Port of entry on the Canada-United States border

The Warroad–Sprague Border Crossing connects the city of Warroad, Minnesota, and the community of Sprague, Manitoba, on the Canada–United States border. Minnesota State Highway 313 on the American side joins Manitoba Highway 12 on the Canadian side. The crossing is:
- on MOM's Way between Thunder Bay, Ontario and Ste. Anne, Manitoba.
- the easternmost along the 2030 km part of the international border that follows the 49th parallel north between the Salish Sea on the Pacific Coast and the Lake of the Woods.
- used for travel between Northwest Angle and Minnesota proper. A school bus makes this journey twice daily.

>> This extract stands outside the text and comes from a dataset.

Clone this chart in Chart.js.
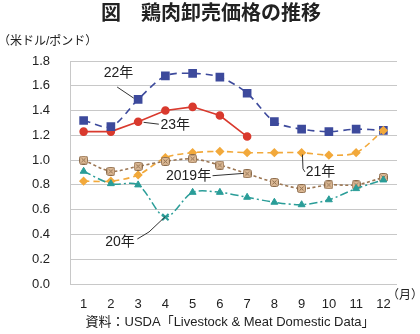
<!DOCTYPE html>
<html>
<head>
<meta charset="utf-8">
<script src="https://cdn.jsdelivr.net/npm/chart.js@4/dist/chart.umd.min.js"></script>
<style>
  body { margin: 0; background: #fff; }
  #wrap { width: 420px; height: 334px; }
</style>
</head>
<body>
<div id="wrap"><canvas id="myChart" width="420" height="334"></canvas></div>
<script>
// data
const months = ["1", "2", "3", "4", "5", "6", "7", "8", "9", "10", "11", "12"];
const yTicks = [0, 0.2, 0.4, 0.6, 0.8, 1.0, 1.2, 1.4, 1.6, 1.8];

const y2019 = [1.00, 0.91, 0.95, 0.99, 1.01, 0.96, 0.89, 0.82, 0.77, 0.80, 0.80, 0.86];
const y2020 = [0.91, 0.81, 0.80, 0.54, 0.74, 0.74, 0.70, 0.66, 0.64, 0.68, 0.77, 0.84];
const y2021 = [0.83, 0.83, 0.88, 1.02, 1.06, 1.07, 1.06, 1.06, 1.06, 1.04, 1.06, 1.24];
const y2022 = [1.32, 1.27, 1.49, 1.68, 1.70, 1.67, 1.54, 1.31, 1.25, 1.23, 1.25, 1.24];
const y2023 = [1.23, 1.23, 1.31, 1.40, 1.43, 1.36, 1.19];

// labels with leader lines: [text, textX(idx), textY(value), align, leader points]
const callouts = [
  ["22年", 1.28, 1.70, "center", [[1.23, 1.59], [1.84, 1.50]]],
  ["23年", 2.82, 1.28, "left", [[2.2, 1.305], [2.76, 1.29]]],
  ["2019年", 4.68, 0.87, "right", [[4.73, 0.874], [5.88, 0.893]]],
  ["21年", 8.15, 0.90, "left", [[8.03, 1.045], [8.05, 0.93], [8.12, 0.905]]],
  ["20年", 1.88, 0.34, "right", [[1.97, 0.363], [2.4, 0.42], [3.0, 0.545]]]
];

const FONT = "'Liberation Sans', 'Noto Sans CJK JP', sans-serif";

// tan box with an x for 2019
function boxX() {
  const c = document.createElement("canvas");
  c.width = 9; c.height = 9;
  const g = c.getContext("2d");
  g.fillStyle = "#dcb995";
  g.strokeStyle = "#8a6a4a";
  g.lineWidth = 1;
  g.beginPath();
  g.roundRect(0.5, 0.5, 8, 8, 2);
  g.fill(); g.stroke();
  g.beginPath();
  g.moveTo(2.5, 2.5); g.lineTo(6.5, 6.5);
  g.moveTo(6.5, 2.5); g.lineTo(2.5, 6.5);
  g.stroke();
  return c;
}

const textPlugin = {
  id: "texts",
  afterDatasetsDraw(chart) {
    const ctx = chart.ctx;
    const xs = chart.scales.x, ys = chart.scales.y;
    ctx.save();
    callouts.forEach(([t, tx, ty, align, pts]) => {
      ctx.strokeStyle = "#333";
      ctx.lineWidth = 1;
      ctx.beginPath();
      pts.forEach(([i, v], k) => {
        const px = xs.getPixelForValue(i), py = ys.getPixelForValue(v);
        if (k === 0) ctx.moveTo(px, py); else ctx.lineTo(px, py);
      });
      ctx.stroke();
      ctx.font = "14px " + FONT;
      ctx.fillStyle = "#222";
      ctx.textAlign = align;
      ctx.textBaseline = "middle";
      ctx.fillText(t, xs.getPixelForValue(tx), ys.getPixelForValue(ty));
    });

    ctx.fillStyle = "#222";
    ctx.textBaseline = "middle";
    ctx.textAlign = "center";
    ctx.font = "bold 20px " + FONT;
    ctx.fillText("図　鶏肉卸売価格の推移", 211, 14);
    ctx.textAlign = "left";
    ctx.font = "12px " + FONT;
    ctx.fillText("（米ドル/ポンド）", -2, 42);
    ctx.fillText("（月）", 387, 296);
    ctx.textAlign = "center";
    ctx.font = "13px " + FONT;
    ctx.fillText("資料：USDA「Livestock & Meat Domestic Data」", 230, 322);
    ctx.restore();
  }
};

const ctx = document.getElementById("myChart").getContext("2d");

new Chart(ctx, {
  type: "line",
  data: {
    labels: months,
    datasets: [
      {
        label: "20年", data: y2020, borderColor: "#2a9d98", backgroundColor: "#2a9d98",
        borderWidth: 1.5, borderDash: [8, 3, 2, 3], tension: 0.3,
        pointStyle: c => c.dataIndex === 3 ? "crossRot" : "triangle",
        pointRadius: c => c.dataIndex === 3 ? 4.5 : 4,
        pointBorderWidth: c => c.dataIndex === 3 ? 2 : 1
      },
      {
        label: "2019年", data: y2019, borderColor: "#9b7653", backgroundColor: "#dcb995",
        borderWidth: 1.6, borderDash: [3, 2.5], tension: 0.3,
        pointStyle: boxX(), pointRadius: 4.5
      },
      {
        label: "21年", data: y2021, borderColor: "#f2a93b", backgroundColor: "#f2a93b",
        borderWidth: 1.6, borderDash: [6, 4], tension: 0.3,
        pointStyle: "rectRot", pointRadius: 3.5
      },
      {
        label: "22年", data: y2022, borderColor: "#3d4a9c", backgroundColor: "#3d4a9c",
        borderWidth: 1.6, borderDash: [7, 5], tension: 0.3,
        pointStyle: "rect", pointRadius: 5
      },
      {
        label: "23年", data: y2023, borderColor: "#d93a2e", backgroundColor: "#d93a2e",
        borderWidth: 1.6, tension: 0,
        pointStyle: "circle", pointRadius: 3.5
      }
    ]
  },
  options: {
    responsive: false,
    devicePixelRatio: 1,
    animation: false,
    layout: { padding: { top: 61, left: 0, right: 23, bottom: 0 } },
    plugins: { legend: { display: false }, tooltip: { enabled: false } },
    scales: {
      x: {
        offset: true,
        grid: { display: false },
        border: { display: false },
        ticks: { color: "#222", font: { family: FONT, size: 13 }, padding: 5, maxRotation: 0 },
        afterFit: s => { s.height = 50; }
      },
      y: {
        min: 0, max: 1.8,
        afterBuildTicks: s => { s.ticks = yTicks.map(v => ({ value: v })); },
        grid: { color: "#c8c8c8", lineWidth: 1, drawTicks: false },
        border: { display: true, color: "#c8c8c8" },
        ticks: { color: "#222", font: { family: FONT, size: 13 }, padding: 20, callback: v => v.toFixed(1) },
        afterFit: s => { s.width = 70; }
      }
    }
  },
  plugins: [textPlugin]
});
</script>
</body>
</html>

The adjacent Canadian National Railway track across the border, which links eastward to Rainy River, Ontario, is isolated from other US trackage.

==Canadian side==
In 1901, the customs office opened under the administrative oversight of the Port of Winnipeg. In 1925, a new building was erected at Sprague.

The customs building was replaced in 1973.

==US side==
The Border Patrol Station was established around 1924, closed during World War II, and reopened in 1955.

While on patrol near Roseau in 1928, Robert H. Lobdell, a Warroad officer, was fatally shot by an individual who had illegally entered the US.

The Warroad border station, which was built in 1962, was replaced by a new facility in 2010. About 1/2 mi south of the previous station, the new complex employs advanced technologies and includes two high low booths, two commercial truck docks and two enclosed passenger vehicle bays for detailed inspections.

During the 2020/21 and 2021/22 winters, an ice road was built over the frozen lake to connect Northwest Angle with the rest of Minnesota.

In 2022, the highway south to Roseau was designated the Richard K. Magnuson Deputy Memorial Highway in memory of the deputy sheriff who intercepted border runner Gregory McMaster in 1978. McMaster fatally shot Magnuson, the final victim of the serial killer.

==Traffic volumes==
During earlier decades, passenger trains created much of the customs work. To expedite inspections, Canadian and US customs officers processed passengers while the trains were en route. In 1930, US officers Laurence E. Doten and Lawrence C. Jones were fatally shot in the line of the duty on a westbound passenger train.

The significant rail freight includes seasonal grain harvests. In later decades, highway traffic became the primary customs activity.